自己同一性を基礎づけるのは、「私は自分が誰だかよくわからない(これからも、きっとよくわからないままなんだろう)」にもかかわらず、「私として引き受けることができる」という原事実なわけで、未知の最中に「私は誰か?」という自問を発する主体がいるわけです。
その問いが抽象的なものにとどまらず、具体的なものとなるため必要なのは、「私は誰でしょう?」と問いながらも、「○○さん、掃除してください」と言われたら「へい、ただいま」と答えて、「張本さん、口が過ぎますぜ」と言われたら「へい、すいやせん」と頭を下げる能力が必要なわけですよ。
・・・・・・・・・・・・・・・・・・・・・
人間が内なる人間性を基礎づけているのは、この「私が犯したのではない行為について、その有責性を引き受ける能力」であり、レヴィナスに云う「倫理」はそれです。
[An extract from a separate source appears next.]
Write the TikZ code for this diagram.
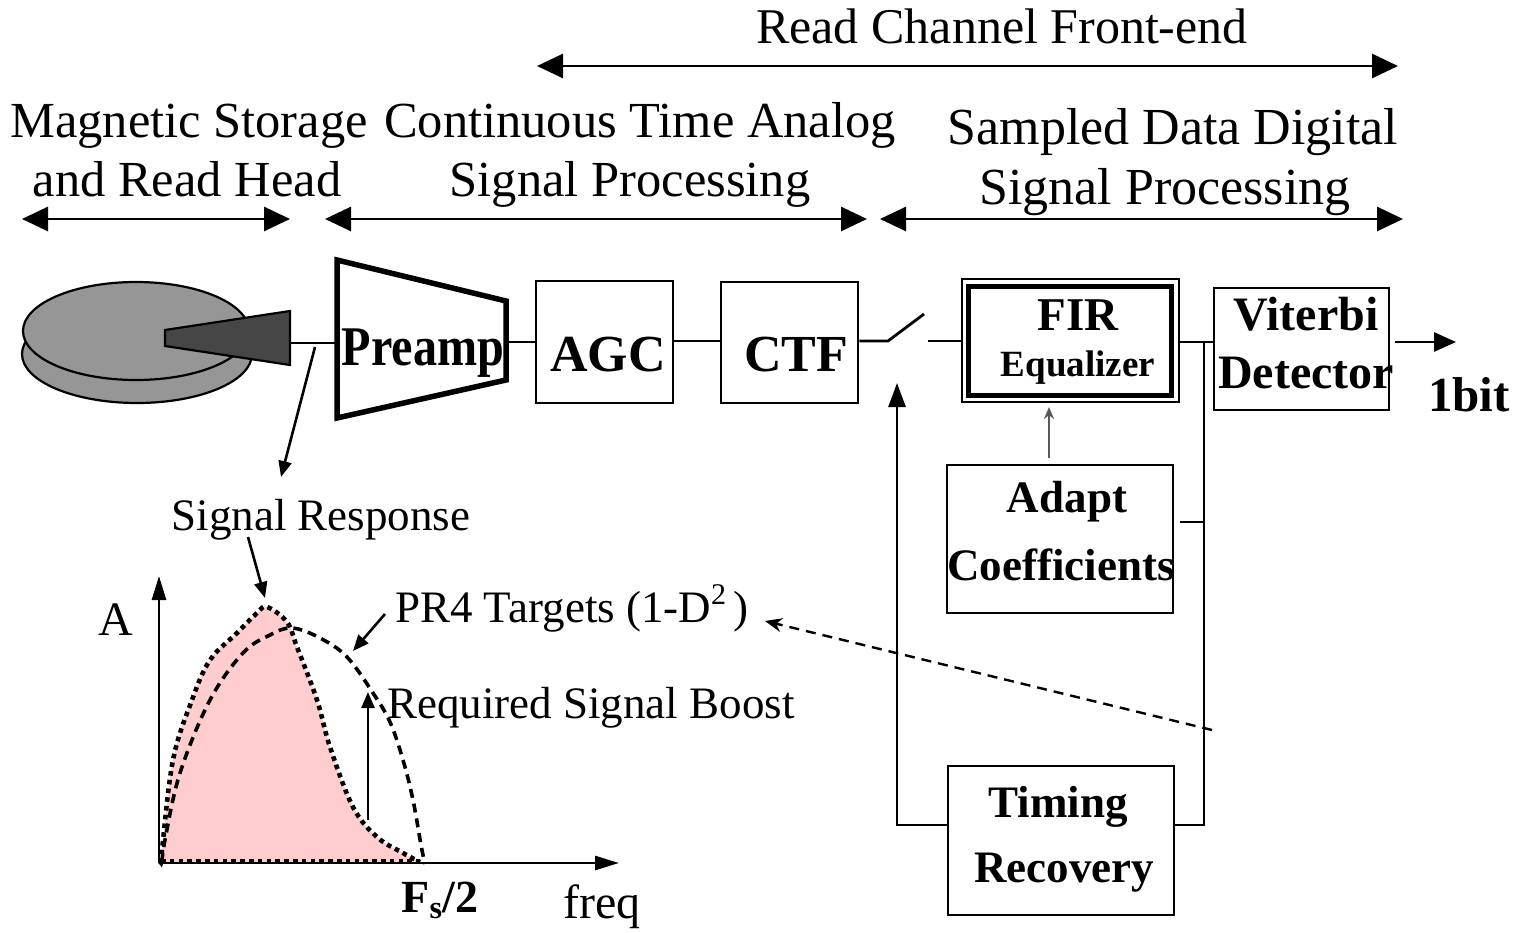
\documentclass[tikz,border=0pt]{standalone}
\usepackage{fontspec}
\setmainfont{Liberation Serif}
\usetikzlibrary{arrows.meta}
\newcommand\fsz[1]{\fontsize{#1pt}{#1pt}\selectfont}
\definecolor{disk}{RGB}{150,150,150}
\definecolor{headc}{RGB}{70,70,70}
\definecolor{resp}{RGB}{255,205,205}
\begin{document}
\begin{tikzpicture}[x=1pt,y=-1pt,
  wire/.style={line width=2.8pt},
  span/.style={line width=2.8pt,{Triangle[length=26pt,width=24pt]}-{Triangle[length=26pt,width=24pt]}},
  blk/.style={draw,line width=2.8pt,inner sep=0pt},
  lbl/.style={inner sep=0pt,anchor=base},
  bl/.style={lbl,font=\bfseries\fsz{#1}},
  rl/.style={lbl,font=\fsz{#1}},
  sarrow/.style={line width=2.6pt,-{Triangle[length=16pt,width=13pt]}},
  dotc/.style={line width=4.6pt,dash pattern=on 4.6pt off 4.2pt},
  dashc/.style={line width=3.6pt,dash pattern=on 9pt off 6pt}]
\useasboundingbox (0,0) rectangle (1517,933);

% ---------- headings and span arrows ----------
\node[rl=50] (rcfe) at (1002,44) {Read Channel Front-end};
\coordinate (rcA) at (537,66); \coordinate (rcB) at (1398,66);
\draw[span] (rcA) -- (rcB);

\node[rl=50.5] (magA) at (189,138) {Magnetic Storage};
\node[rl=50.5] (magB) at (187,197) {and Read Head};
\node[rl=50.5] (ctA) at (640,138) {Continuous Time Analog};
\node[rl=50.5] (ctB) at (630,197) {Signal Processing};
\node[rl=52] (sdA) at (1173,145) {Sampled Data Digital};
\node[rl=52] (sdB) at (1165,205) {Signal Processing};

\coordinate (s1A) at (22,219);  \coordinate (s1B) at (290,219);
\coordinate (s2A) at (325,219); \coordinate (s2B) at (867,219);
\coordinate (s3A) at (880,219); \coordinate (s3B) at (1403,219);
\draw[span] (s1A) -- (s1B);
\draw[span] (s2A) -- (s2B);
\draw[span] (s3A) -- (s3B);

% ---------- disk and read head ----------
\draw[line width=2.2pt,fill=disk] (137,354) ellipse [x radius=115, y radius=49];
\draw[line width=2.2pt,fill=disk] (136,331) ellipse [x radius=113, y radius=49];
\draw[line width=2.2pt,fill=headc] (165,330) -- (290,311) -- (290,365) -- (165,346) -- cycle;
\coordinate (headOut) at (290,343);

% ---------- preamp ----------
\draw[line width=5.5pt,line join=miter] (337,260) -- (506,301) -- (506,380) -- (337,418) -- cycle;
\coordinate (preIn) at (337,343);
\coordinate (preOut) at (506,342);
\node[bl=56,xscale=0.86] (preT) at (423,365) {Preamp};

% ---------- AGC / CTF ----------
\node[blk,minimum width=137pt,minimum height=122pt] (agc) at (604.5,342) {};
\node[bl=52] (agcT) at (608,371) {AGC};
\node[blk,minimum width=137pt,minimum height=121pt] (ctf) at (789.5,342.5) {};
\node[bl=52] (ctfT) at (796,371) {CTF};

\draw[wire] (headOut) -- (preIn);
\draw[wire] (preOut) -- (agc.west |- preOut);
\draw[wire] (agc.east |- 0,341) -- (ctf.west |- 0,341);

% ---------- sampling switch ----------
\coordinate (swA) at (888,341);
\coordinate (swB) at (924,314);
\coordinate (swC) at (928,341);
\draw[wire] (ctf.east |- swA) -- (swA) -- (swB);

% ---------- FIR equalizer ----------
\node[blk,line width=2.2pt,minimum width=217pt,minimum height=123pt] (fir) at (1070.5,340.5) {};
\node[draw,line width=5.5pt,inner sep=0pt,minimum width=203pt,minimum height=109pt] (firIn) at (1070,341) {};
\node[bl=47] (firT) at (1078,330) {FIR};
\node[bl=37] (eqT) at (1078,376) {Equalizer};
\draw[wire] (swC) -- (fir.west |- swC);

% ---------- Viterbi detector ----------
\node[blk,minimum width=175pt,minimum height=122pt] (vit) at (1301.5,349) {};
\node[bl=48] (vitA) at (1306,330) {Viterbi};
\node[bl=48] (vitB) at (1306,388) {Detector};
\coordinate (busTop) at (1204,342);
\draw[wire] (fir.east |- busTop) -- (vit.west |- busTop);
\coordinate (outA) at (1395,342);
\coordinate (outB) at (1456,342);
\draw[line width=2.8pt,-{Triangle[length=22pt,width=19pt]}] (outA) -- (outB);
\node[bl=49] (bitT) at (1469,411) {1bit};

% ---------- adaptation and timing loops ----------
\node[blk,minimum width=226pt,minimum height=148pt] (adapt) at (1060,539) {};
\node[bl=45] (adA) at (1067,512) {Adapt};
\node[bl=45] (adB) at (1061,580) {Coefficients};
\node[blk,minimum width=226pt,minimum height=149pt] (tim) at (1061,840.5) {};
\node[bl=45] (tmA) at (1058,817) {Timing};
\node[bl=45] (tmB) at (1064,882) {Recovery};

\coordinate (adTap) at (1049,458);
\coordinate (firTap) at (1049,407);
\draw[line width=2pt,black!65,-{Stealth[length=12pt,width=10pt,open]}] (adTap) -- (firTap);

\coordinate (busBot) at (1204,825);
\coordinate (adOut) at (1180,522);
\draw[wire] (busTop) -- (busBot) -- (tim.east |- busBot);
\draw[wire] (adOut) -- (busTop |- adOut);

\coordinate (fbCorner) at (897,825);
\coordinate (fbTip) at (897,383);
\draw[wire,-{Triangle[length=24pt,width=17pt]}] (tim.west |- fbCorner) -- (fbCorner) -- (fbTip);

% ---------- spectrum plot ----------
\fill[resp] plot[smooth,tension=0.6] coordinates {(161,862) (162,850) (173,760) (192,700) (210,660) (237,633) (257,613) (267,607) (287,622) (297,647) (317,700) (330,747) (353,807) (377,837) (403,853) (420,862)} -- cycle;

\draw[dashc] plot[smooth,tension=0.6] coordinates {(162,862) (165,840) (180,773) (210,700) (243,653) (270,635) (292,628) (320,638) (347,657) (373,693) (390,722) (403,760) (413,800) (421,845) (425,864)};
\draw[dotc] plot[smooth,tension=0.6] coordinates {(161,862) (162,850) (173,760) (192,700) (210,660) (237,633) (257,613) (267,607) (287,622) (297,647) (317,700) (330,747) (353,807) (377,837) (403,853) (420,862)};
\draw[dotc] (161,861) -- (420,861);

\coordinate (org) at (159,863);
\coordinate (yTop) at (159,576);
\coordinate (xEnd) at (619,863);
\draw[line width=2.8pt,-{Triangle[length=24pt,width=14pt]}] (org) -- (yTop);
\draw[line width=2.8pt,-{Triangle[length=24pt,width=14pt]}] (org) -- (xEnd);

\node[rl=48] (aT) at (116,635) {A};
\node[rl=48] (freqT) at (602,918) {freq};
\node[bl=46] (fsT) at (440,912) {F\textsubscript{s}/2};

\node[rl=45] (srT) at (321,530) {Signal Response};
\coordinate (tapPt) at (315,347);
\coordinate (srTip) at (281,477);
\draw[sarrow] (tapPt) -- (srTip);
\coordinate (srFrom) at (248,537);
\coordinate (peakPt) at (265,598);
\draw[sarrow] (srFrom) -- (peakPt);

\node[rl=45,anchor=base west] (pr4T) at (395,622) {PR4 Targets (1-D\raisebox{18pt}{\fsz{30}2}\,)};
\coordinate (pr4From) at (385,614);
\coordinate (pr4Pt) at (353,651);
\draw[sarrow] (pr4From) -- (pr4Pt);

\node[rl=45,anchor=base west] (rsbT) at (387,718) {Required Signal Boost};
\coordinate (boostLo) at (368,820);
\coordinate (boostHi) at (368,692);
\draw[sarrow] (boostLo) -- (boostHi);

% dashed pointer from the timing loop to the target label
\coordinate (dashStart) at (1212,730);
\coordinate (dashTip) at (765,621);
\draw[line width=2.4pt,dash pattern=on 10pt off 7pt,-{Stealth[length=17pt,width=14pt]}] (dashStart) -- (dashTip);
\end{tikzpicture}
\end{document}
しかし、それはキングカズが「いや、おれが実は張本さんに言わせたんです」なんてウソをこけなんてことじゃあ、ありません。
自分がやったことであるにもかかわらず、その行為の動機についても、目的についても、その理路についても、うまく思い出せないようなことで人生は埋め尽くされておりますが、それらに対して涼しく「へへえ、すいやせん」と宣言することが、過去の私の犯した罪について、現在の私がそれを「私の罪ではないが、私の罪である」というしかたで引き受けることになるわけです。
・・・・・・・・・・・・・・・・・・・・・
ま、なんにせよ、「光の孤独」のうちに幽閉されている主体はそのような意味での他者を持たないわけで、きっとこれからも張本さんは「すみません」ということばを決して口にしないことでしょう。あんまり年を取りすぎるとろくなことがないのはこういうのを見ていると確かなことなんですが。